Is a bond compulsory?
The short answer is no. As a landlord you are not compelled to have a tenant pay a bond. It is one of the few legislative matters that you can opt out of. But frankly, a landlord who does not collect a bond is asking for trouble. It is essential that you collect the full quota of bond in a single payment; ideally when the lease is signed and certainly before any keys to the property are handed over. NO BOND = NO KEYS
Should you accept a bond loan?
Bond loan schemes, especially those operated by state governments, are a perfectly sound option. Typically these schemes are operated by state housing departments and are designed to assist people on low incomes to secure a rental property. It is often the case that a tenant can afford the rent, but paying the bond is a stumbling block. A bond loan helps overcome that.
Essentially with a bond loan, the landlord’s interests are guaranteed by the lender who provide the funds for lodgement with the bond authority. At the end of the lease, the bond can be claimed in the usual way by the landlord if needed.
As with a bond fully funded by the tenant, a tenant relying on a bond loan should not be given keys to the property until the paperwork for the loan is complete and the bond is fully approved. NO BOND LOAN APPROVAL = NO KEYS
Should you accept a bond transfer?
The best advice is to avoid this if possible, unless the tenant is moving from one property in your portfolio to another. Or, if you can organise the logistics, so that the funds are transferred in full prior to you handing over any keys. The problem with a bond transfer is that you may not know until the last minute that a claim has been made against the bond. Had you known this, would you have rented to the tenant in the first place? Or, the bond amount may be insufficient and you have to chase a top-up payment.

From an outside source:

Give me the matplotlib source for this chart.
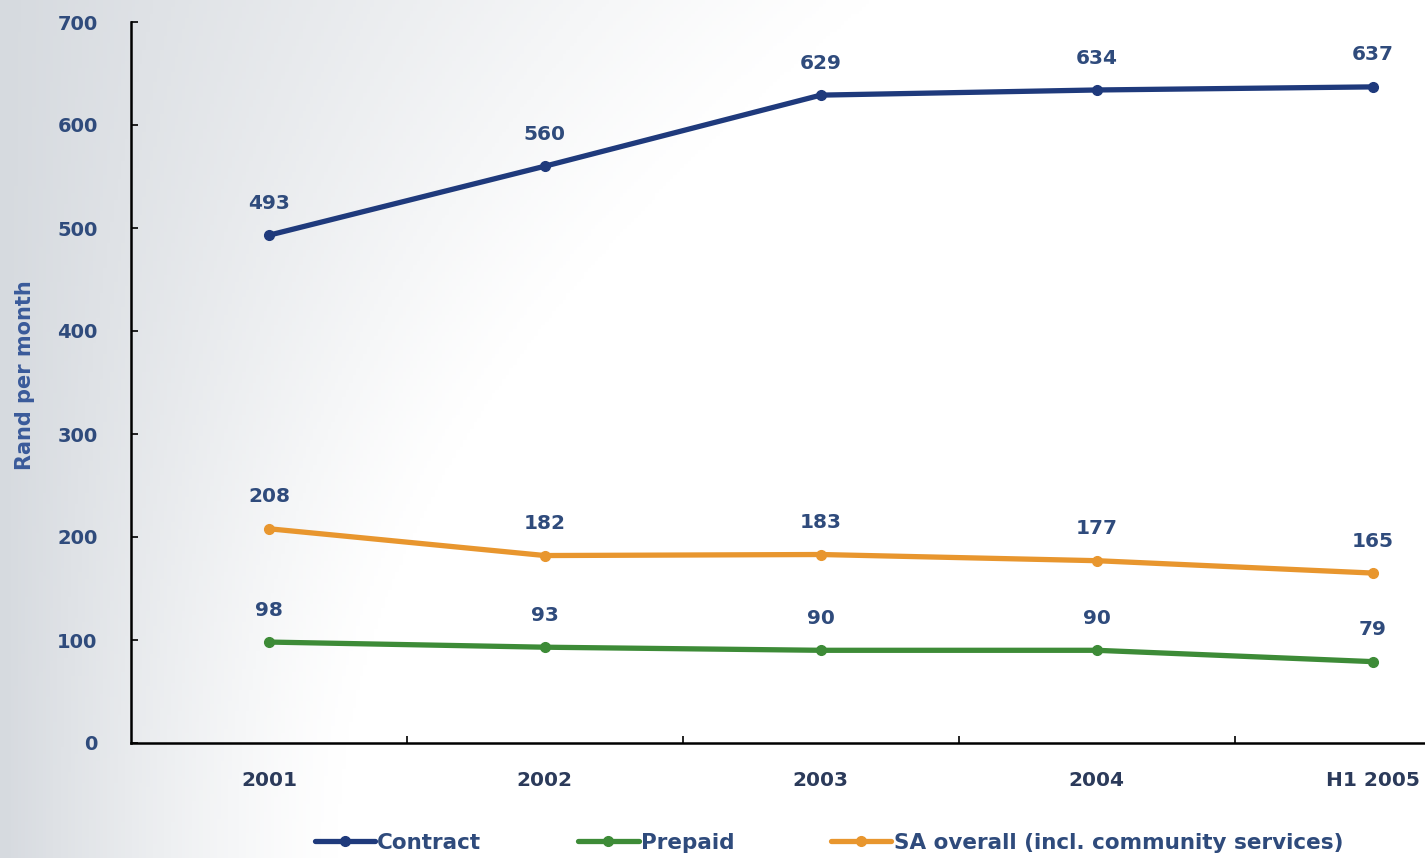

What are the rules for bonds?
Maximum amounts for bonds and lodgement processes are governed by state law. Also, you can charge only one bond per property. You can’t charge a full bond to each tenant. Many states offer online lodgement and claiming systems.
ACT – 4 weeks rent – must be lodged within 14 days of receipt
NSW – 4 weeks rent – must be lodged within 10 days of receipt
NT – 4 weeks rent – must be lodge with a financial institution in the Northern Territory
Qld – 4 weeks rent – must be lodged within 10 days of receipt
SA – 4 weeks rent if rent is ≤ $250 – must be lodged within 14 days
– 6 weeks rent if rent is ≥ $251
Vic – 4 weeks rent if rent is ≤ $350 – must be lodged within 10 days
– negotiable if rent is ≥ $351
WA – 4 weeks rent is rent is ≤ $1200 – must be lodged within 14 days
– negotiable if rent is ≥ $1201
What happens to the bond if the rent increases?
You need to be vigilant with this and require a top-up payment from the tenant the keep the total bond lodged equivalent to the allowable amount. Failure to do so means that long term tenants my have a bond that is significantly under the lawful rate. The lodgement times for top up payments are the same as those for an initial bond payment.